*Data provided*:
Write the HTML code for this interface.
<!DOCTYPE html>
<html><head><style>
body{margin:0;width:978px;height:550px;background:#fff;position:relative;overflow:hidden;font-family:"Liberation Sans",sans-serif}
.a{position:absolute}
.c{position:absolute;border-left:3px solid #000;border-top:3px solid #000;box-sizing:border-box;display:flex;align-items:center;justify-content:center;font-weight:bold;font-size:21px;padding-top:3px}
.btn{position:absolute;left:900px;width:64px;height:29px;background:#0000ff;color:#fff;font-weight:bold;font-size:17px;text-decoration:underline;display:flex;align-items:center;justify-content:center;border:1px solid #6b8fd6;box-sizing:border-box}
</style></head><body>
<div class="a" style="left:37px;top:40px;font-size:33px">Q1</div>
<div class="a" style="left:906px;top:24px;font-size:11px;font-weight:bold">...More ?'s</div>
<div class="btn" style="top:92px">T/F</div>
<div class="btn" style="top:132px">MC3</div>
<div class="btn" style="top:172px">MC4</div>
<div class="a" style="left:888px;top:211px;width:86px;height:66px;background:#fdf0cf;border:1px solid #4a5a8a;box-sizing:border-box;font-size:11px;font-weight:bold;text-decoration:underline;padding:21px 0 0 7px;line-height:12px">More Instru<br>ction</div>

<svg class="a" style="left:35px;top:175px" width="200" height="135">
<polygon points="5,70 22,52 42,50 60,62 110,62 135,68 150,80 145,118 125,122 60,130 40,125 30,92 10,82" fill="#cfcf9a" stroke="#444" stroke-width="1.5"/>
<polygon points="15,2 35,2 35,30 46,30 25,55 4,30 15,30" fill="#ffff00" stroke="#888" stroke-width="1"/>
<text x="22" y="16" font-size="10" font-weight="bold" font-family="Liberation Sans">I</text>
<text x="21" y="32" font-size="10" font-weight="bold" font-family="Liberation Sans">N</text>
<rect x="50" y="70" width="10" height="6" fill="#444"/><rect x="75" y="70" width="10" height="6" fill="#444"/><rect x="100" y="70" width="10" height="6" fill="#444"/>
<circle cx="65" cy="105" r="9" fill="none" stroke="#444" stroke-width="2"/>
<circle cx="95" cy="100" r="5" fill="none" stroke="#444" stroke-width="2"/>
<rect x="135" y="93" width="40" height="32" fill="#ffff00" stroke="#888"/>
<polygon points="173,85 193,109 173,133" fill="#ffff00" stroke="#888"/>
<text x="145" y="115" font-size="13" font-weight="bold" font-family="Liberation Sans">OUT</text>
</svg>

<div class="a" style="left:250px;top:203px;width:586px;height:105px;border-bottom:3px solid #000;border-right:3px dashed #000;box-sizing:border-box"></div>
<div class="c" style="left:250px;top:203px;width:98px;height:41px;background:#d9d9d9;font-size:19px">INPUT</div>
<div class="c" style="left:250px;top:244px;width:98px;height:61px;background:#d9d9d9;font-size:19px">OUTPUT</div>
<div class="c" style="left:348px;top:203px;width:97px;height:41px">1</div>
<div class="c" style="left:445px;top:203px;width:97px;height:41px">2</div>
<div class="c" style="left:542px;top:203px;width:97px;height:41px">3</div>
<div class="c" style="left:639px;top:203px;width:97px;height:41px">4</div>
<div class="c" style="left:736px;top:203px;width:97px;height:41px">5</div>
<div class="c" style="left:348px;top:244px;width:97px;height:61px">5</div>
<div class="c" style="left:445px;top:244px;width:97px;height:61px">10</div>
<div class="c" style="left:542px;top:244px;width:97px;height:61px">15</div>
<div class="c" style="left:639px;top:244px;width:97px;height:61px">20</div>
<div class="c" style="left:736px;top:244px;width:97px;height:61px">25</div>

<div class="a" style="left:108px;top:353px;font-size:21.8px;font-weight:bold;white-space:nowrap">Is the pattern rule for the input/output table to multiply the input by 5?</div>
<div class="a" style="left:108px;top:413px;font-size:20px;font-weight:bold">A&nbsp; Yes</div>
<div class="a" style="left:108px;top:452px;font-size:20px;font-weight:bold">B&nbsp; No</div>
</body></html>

*What is expected*: Give the complete listing a second time, exactly as it reads.

*Answer in full*:
Write the HTML code for this interface.
<!DOCTYPE html>
<html><head><style>
body{margin:0;width:978px;height:550px;background:#fff;position:relative;overflow:hidden;font-family:"Liberation Sans",sans-serif}
.a{position:absolute}
.c{position:absolute;border-left:3px solid #000;border-top:3px solid #000;box-sizing:border-box;display:flex;align-items:center;justify-content:center;font-weight:bold;font-size:21px;padding-top:3px}
.btn{position:absolute;left:900px;width:64px;height:29px;background:#0000ff;color:#fff;font-weight:bold;font-size:17px;text-decoration:underline;display:flex;align-items:center;justify-content:center;border:1px solid #6b8fd6;box-sizing:border-box}
</style></head><body>
<div class="a" style="left:37px;top:40px;font-size:33px">Q1</div>
<div class="a" style="left:906px;top:24px;font-size:11px;font-weight:bold">...More ?'s</div>
<div class="btn" style="top:92px">T/F</div>
<div class="btn" style="top:132px">MC3</div>
<div class="btn" style="top:172px">MC4</div>
<div class="a" style="left:888px;top:211px;width:86px;height:66px;background:#fdf0cf;border:1px solid #4a5a8a;box-sizing:border-box;font-size:11px;font-weight:bold;text-decoration:underline;padding:21px 0 0 7px;line-height:12px">More Instru<br>ction</div>

<svg class="a" style="left:35px;top:175px" width="200" height="135">
<polygon points="5,70 22,52 42,50 60,62 110,62 135,68 150,80 145,118 125,122 60,130 40,125 30,92 10,82" fill="#cfcf9a" stroke="#444" stroke-width="1.5"/>
<polygon points="15,2 35,2 35,30 46,30 25,55 4,30 15,30" fill="#ffff00" stroke="#888" stroke-width="1"/>
<text x="22" y="16" font-size="10" font-weight="bold" font-family="Liberation Sans">I</text>
<text x="21" y="32" font-size="10" font-weight="bold" font-family="Liberation Sans">N</text>
<rect x="50" y="70" width="10" height="6" fill="#444"/><rect x="75" y="70" width="10" height="6" fill="#444"/><rect x="100" y="70" width="10" height="6" fill="#444"/>
<circle cx="65" cy="105" r="9" fill="none" stroke="#444" stroke-width="2"/>
<circle cx="95" cy="100" r="5" fill="none" stroke="#444" stroke-width="2"/>
<rect x="135" y="93" width="40" height="32" fill="#ffff00" stroke="#888"/>
<polygon points="173,85 193,109 173,133" fill="#ffff00" stroke="#888"/>
<text x="145" y="115" font-size="13" font-weight="bold" font-family="Liberation Sans">OUT</text>
</svg>

<div class="a" style="left:250px;top:203px;width:586px;height:105px;border-bottom:3px solid #000;border-right:3px dashed #000;box-sizing:border-box"></div>
<div class="c" style="left:250px;top:203px;width:98px;height:41px;background:#d9d9d9;font-size:19px">INPUT</div>
<div class="c" style="left:250px;top:244px;width:98px;height:61px;background:#d9d9d9;font-size:19px">OUTPUT</div>
<div class="c" style="left:348px;top:203px;width:97px;height:41px">1</div>
<div class="c" style="left:445px;top:203px;width:97px;height:41px">2</div>
<div class="c" style="left:542px;top:203px;width:97px;height:41px">3</div>
<div class="c" style="left:639px;top:203px;width:97px;height:41px">4</div>
<div class="c" style="left:736px;top:203px;width:97px;height:41px">5</div>
<div class="c" style="left:348px;top:244px;width:97px;height:61px">5</div>
<div class="c" style="left:445px;top:244px;width:97px;height:61px">10</div>
<div class="c" style="left:542px;top:244px;width:97px;height:61px">15</div>
<div class="c" style="left:639px;top:244px;width:97px;height:61px">20</div>
<div class="c" style="left:736px;top:244px;width:97px;height:61px">25</div>

<div class="a" style="left:108px;top:353px;font-size:21.8px;font-weight:bold;white-space:nowrap">Is the pattern rule for the input/output table to multiply the input by 5?</div>
<div class="a" style="left:108px;top:413px;font-size:20px;font-weight:bold">A&nbsp; Yes</div>
<div class="a" style="left:108px;top:452px;font-size:20px;font-weight:bold">B&nbsp; No</div>
</body></html>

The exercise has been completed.